Reframing A therapeutic technique used to change the family’s perception of the given problem or issue, which in turn will affect their actions. This technique involves altering the current view (ie, meaning or value) of something by making alternative interpretations.
Reflective diary A written diary method used for research, where individuals record their own reactions, feelings, insights and perceptions during the period of data collection. It can be written by the participant/s about their own experiences or by the researcher, as a reflection of the data collection process. The advantage of this type of diary is that it provides detailed information that would help to explore, clarify and understand the issues especially in the therapeutic environment.
Role play A therapeutic technique whereby the client attempts to take on the perspective of another person, such as a family member, and interact accordingly. Role play aids therapeutic change by enabling one to better understand others' behaviour and motivations, empathize with them and modify one’s own behaviour if appropriate.
Semi-structured interview Qualitative research method that explores a set topic yet remains adaptive depending upon interviewees’ responses. Use of a pre-determined list of questions focuses information retrieval on the overarching area of exploration. Use of open-ended and impromptu questions allows the interviewer and subject to explore unforeseen issues determined by individual concerns or interests.
Specialist Children on the edge of care.
Standardised measure Widely accepted or approved method of quantifying or qualifying a characteristic for comparison between individuals or groups.
Subjective (subjectively) Individual differences in perception of the same event or experience, based on the differences between individuals’ perspectives, beliefs, opinions, particular feelings or desires.
Systematic literature review Use of a pre-established method to search for, appraise and summarise all of the published information surrounding a specific topic. The process is designed to be thorough, transparent and objective.
Targeted Children with a diagnosed difficulty.
Target population The group of individuals possessing the characteristics and circumstances for which an intervention is designed.
Targeted Prevention Strategies, services or interventions aimed at specific groups of children or parents, who may be at risk of having future difficulties, ie teen parents, socioeconomically disadvantaged families, single parents etc.
Theory of change The underlying concepts and principles upon which a system of therapeutic intervention is based.
Therapeutic alliance The working relationship formed between a mental health therapist and a client within the context of ongoing therapy. Evidence suggests that the quality of this relationship predicts retention rates and therapeutic change.

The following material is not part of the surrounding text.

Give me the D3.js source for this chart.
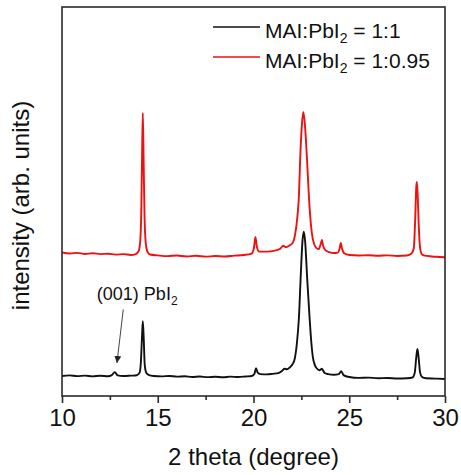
<!DOCTYPE html>
<html>
<head>
<meta charset="utf-8">
<script src="https://cdn.jsdelivr.net/npm/d3@7/dist/d3.min.js"></script>
<style>
  html, body { margin: 0; padding: 0; background: #fff; }
  svg { display: block; font-family: "Liberation Sans", Arial, sans-serif; }
</style>
</head>
<body>
<svg id="chart" width="461" height="475"></svg>
<script>
// XRD patterns, 2θ (degree) vs intensity (arb. units), stacked traces
const xTicks = [10, 15, 20, 25, 30];
const xMinorTicks = [12.5, 17.5, 22.5, 27.5];

// MAI:PbI2 = 1:1
const black_1_1 = [
  [10.0, 20.5], [10.4, 21.2], [10.8, 20.4], [11.2, 21.0], [11.6, 20.2], [12.0, 20.8],
  [12.4, 20.3], [12.6, 21.5], [12.76, 24.5], [12.9, 21.2], [13.2, 20.5], [13.6, 20.9],
  [13.9, 21.3], [14.05, 24], [14.12, 35], [14.18, 62], [14.22, 77], [14.27, 58],
  [14.32, 32], [14.4, 24], [14.55, 21.5], [14.8, 20.6], [15.2, 20.2], [15.6, 20.6],
  [16.0, 19.9], [16.4, 20.3], [16.8, 19.6], [17.2, 20.0], [17.6, 19.4], [18.0, 19.8],
  [18.4, 19.3], [18.8, 19.9], [19.2, 19.5], [19.6, 20.1], [19.9, 20.6], [20.05, 23],
  [20.13, 28.5], [20.22, 24], [20.35, 22.5], [20.7, 22.2], [21.0, 22.8], [21.3, 23.6],
  [21.5, 26], [21.62, 28], [21.75, 27.5], [21.9, 29.5], [22.05, 33], [22.15, 38],
  [22.27, 55], [22.37, 80], [22.47, 125], [22.56, 160], [22.63, 169], [22.7, 158],
  [22.8, 122], [22.93, 80], [23.02, 55], [23.1, 40], [23.2, 32], [23.3, 28.5],
  [23.45, 26.5], [23.57, 28], [23.7, 24], [23.9, 22.5], [24.2, 21.8], [24.45, 22.5],
  [24.58, 25.5], [24.7, 21.5], [25.0, 19.5], [25.5, 18.6], [26.0, 18.9], [26.5, 18.3],
  [27.0, 18.5], [27.5, 18.0], [28.0, 18.3], [28.3, 19.0], [28.42, 24], [28.5, 40],
  [28.56, 48.5], [28.62, 40], [28.7, 24], [28.8, 19.5], [29.0, 18.2], [29.5, 17.9],
  [30.0, 17.5]
];

// MAI:PbI2 = 1:0.95 (plotted with vertical offset already applied)
const red_1_095 = [
  [10.0, 147.5], [10.4, 146.6], [10.8, 147.2], [11.2, 146.0], [11.6, 146.8], [12.0, 145.9],
  [12.4, 146.3], [12.8, 145.4], [13.2, 145.9], [13.6, 145.0], [13.85, 146.0], [14.0, 149],
  [14.08, 158], [14.14, 190], [14.18, 245], [14.22, 291], [14.26, 245], [14.31, 185],
  [14.37, 158], [14.47, 148], [14.6, 145.5], [15.0, 144.6], [15.5, 143.8], [16.0, 144.5],
  [16.5, 143.5], [17.0, 144.2], [17.5, 143.3], [18.0, 143.9], [18.5, 143.4], [19.0, 144.3],
  [19.5, 145.0], [19.9, 146.5], [20.02, 152], [20.1, 163.5], [20.18, 153], [20.3, 148.5],
  [20.7, 148.5], [21.1, 149.5], [21.4, 151.5], [21.55, 154.5], [21.7, 153], [21.9, 155],
  [22.06, 158], [22.18, 167], [22.3, 186], [22.37, 205], [22.44, 245], [22.52, 277],
  [22.6, 292], [22.68, 280], [22.79, 245], [22.9, 203], [23.0, 176], [23.1, 161],
  [23.25, 153], [23.4, 151], [23.52, 157], [23.57, 160.5], [23.63, 155], [23.75, 150],
  [23.95, 148], [24.2, 147], [24.4, 147.5], [24.5, 152], [24.56, 157.5], [24.62, 152],
  [24.75, 146.5], [25.0, 145.0], [25.5, 144.5], [26.0, 144.8], [26.5, 144.2], [27.0, 144.6],
  [27.5, 144.0], [28.0, 144.5], [28.25, 146.5], [28.37, 152], [28.44, 180], [28.5, 215],
  [28.53, 220], [28.57, 208], [28.63, 175], [28.7, 152], [28.8, 145.5], [28.95, 144.3],
  [29.3, 143.5], [29.7, 143.0], [30.0, 142.6]
];

const seriesNames = ["MAI:PbI2 = 1:1", "MAI:PbI2 = 1:0.95"];
const seriesColors = ["#111111", "#ee1111"];

// (001) PbI2 reflection marker: label anchor, arrow tail and tip in data units
const annotLabel = { x: 11.82, y: 99 };
const annotArrow = { x1: 13.2, y1: 89, x2: 12.87, y2: 34 };

const margin = { left: 62, right: 16, top: 7, bottom: 79 };
const W = 461, H = 475;
const svg = d3.select("#chart");

const x = d3.scaleLinear().domain([10, 30]).range([margin.left, W - margin.right]);
const y = d3.scaleLinear().domain([0, 400]).range([H - margin.bottom, H - margin.bottom - 400 * 0.9725]);

const plotTop = margin.top, plotBottom = H - margin.bottom;

// clip traces to the frame
svg.append("clipPath").attr("id", "plotclip")
  .append("rect")
  .attr("x", x(10)).attr("y", plotTop)
  .attr("width", x(30) - x(10)).attr("height", plotBottom - plotTop);

const line = d3.line().x(d => x(d[0])).y(d => y(d[1])).curve(d3.curveMonotoneX);

const traces = svg.append("g").attr("clip-path", "url(#plotclip)");
traces.append("path").datum(red_1_095)
  .attr("d", line).attr("fill", "none")
  .attr("stroke", seriesColors[1]).attr("stroke-width", 1.9).attr("stroke-linejoin", "round");
traces.append("path").datum(black_1_1)
  .attr("d", line).attr("fill", "none")
  .attr("stroke", seriesColors[0]).attr("stroke-width", 1.9).attr("stroke-linejoin", "round");

// frame
svg.append("rect")
  .attr("x", x(10)).attr("y", plotTop)
  .attr("width", x(30) - x(10)).attr("height", plotBottom - plotTop)
  .attr("fill", "none").attr("stroke", "#2a2a2a").attr("stroke-width", 1.6);

// bottom axis: major ticks with labels, minor ticks without
const xAxis = d3.axisBottom(x).tickValues(xTicks).tickSize(7).tickPadding(6).tickFormat(d3.format("d"));
const gx = svg.append("g").attr("transform", `translate(0,${plotBottom})`).call(xAxis);
gx.select(".domain").remove();
gx.selectAll(".tick line").attr("stroke", "#2a2a2a").attr("stroke-width", 1.6);
gx.selectAll(".tick text").attr("font-size", 24).attr("fill", "#111")
  .attr("font-family", "Liberation Sans, Arial, sans-serif");

const gxm = svg.append("g").attr("transform", `translate(0,${plotBottom})`)
  .call(d3.axisBottom(x).tickValues(xMinorTicks).tickSize(4).tickFormat(""));
gxm.select(".domain").remove();
gxm.selectAll(".tick line").attr("stroke", "#2a2a2a").attr("stroke-width", 1.6);

// axis titles
svg.append("text")
  .attr("x", (x(10) + x(30)) / 2).attr("y", 465)
  .attr("text-anchor", "middle").attr("font-size", 24).attr("fill", "#111")
  .text("2 theta (degree)");

svg.append("text")
  .attr("transform", `translate(29,${(plotTop + plotBottom) / 2 + 4}) rotate(-90)`)
  .attr("text-anchor", "middle").attr("font-size", 24).attr("fill", "#111")
  .text("intensity (arb. units)");

// legend
const legend = svg.append("g");
const legendRows = [
  { name: seriesNames[0], color: seriesColors[0], lineY: 27, textY: 38 },
  { name: seriesNames[1], color: seriesColors[1], lineY: 57, textY: 68 }
];
legendRows.forEach(r => {
  legend.append("line")
    .attr("x1", 213).attr("x2", 260).attr("y1", r.lineY).attr("y2", r.lineY)
    .attr("stroke", r.color).attr("stroke-width", 1.7);
  const parts = r.name.split("PbI2");
  const t = legend.append("text").attr("x", 265).attr("y", r.textY)
    .attr("font-size", 21).attr("fill", "#111");
  t.append("tspan").text(parts[0] + "PbI");
  t.append("tspan").attr("font-size", 14).attr("dy", 5).text("2");
  t.append("tspan").attr("dy", -5).text(parts[1]);
});

// annotation for the PbI2 (001) reflection
svg.append("defs").append("marker")
  .attr("id", "arrowhead").attr("viewBox", "0 0 10 10")
  .attr("refX", 10).attr("refY", 5)
  .attr("markerWidth", 7).attr("markerHeight", 10)
  .attr("markerUnits", "userSpaceOnUse")
  .attr("orient", "auto")
  .append("path").attr("d", "M0,0 L10,5 L0,10 Z").attr("fill", "#222");

svg.append("line")
  .attr("x1", x(annotArrow.x1)).attr("y1", y(annotArrow.y1))
  .attr("x2", x(annotArrow.x2)).attr("y2", y(annotArrow.y2))
  .attr("stroke", "#444").attr("stroke-width", 1)
  .attr("marker-end", "url(#arrowhead)");

const at = svg.append("text")
  .attr("x", x(annotLabel.x)).attr("y", y(annotLabel.y))
  .attr("font-size", 18).attr("fill", "#111");
at.append("tspan").text("(001) PbI");
at.append("tspan").attr("font-size", 12).attr("dy", 5).text("2");
</script>
</body>
</html>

Time diary A written diary used for research with the purpose of collecting detailed data on participants’ experiences over a time period. Respondents report on the activities (generally separating primary and secondary activities) they are doing in a pre-determined time interval. The advantages of time diary are that respondents describe the activities in their own words and report the activities in the framework of their temporal sequence.
Treatment group The set of study participants receiving the intervention under investigation.
Universal Strategies, services or interventions made available to all members of the pouplation within a specific target group.
Video diary A digitised diary used for research with the purpose of collecting detailed data on participants’ experiences over a time period. There are multiple ways of constructing video diary method, such that participants might keep the video camera in their homes for an agreed period or the research might do the recording. Video diaries have multiple advantages: they provide objective information and enable repeated viewing of the action or situation.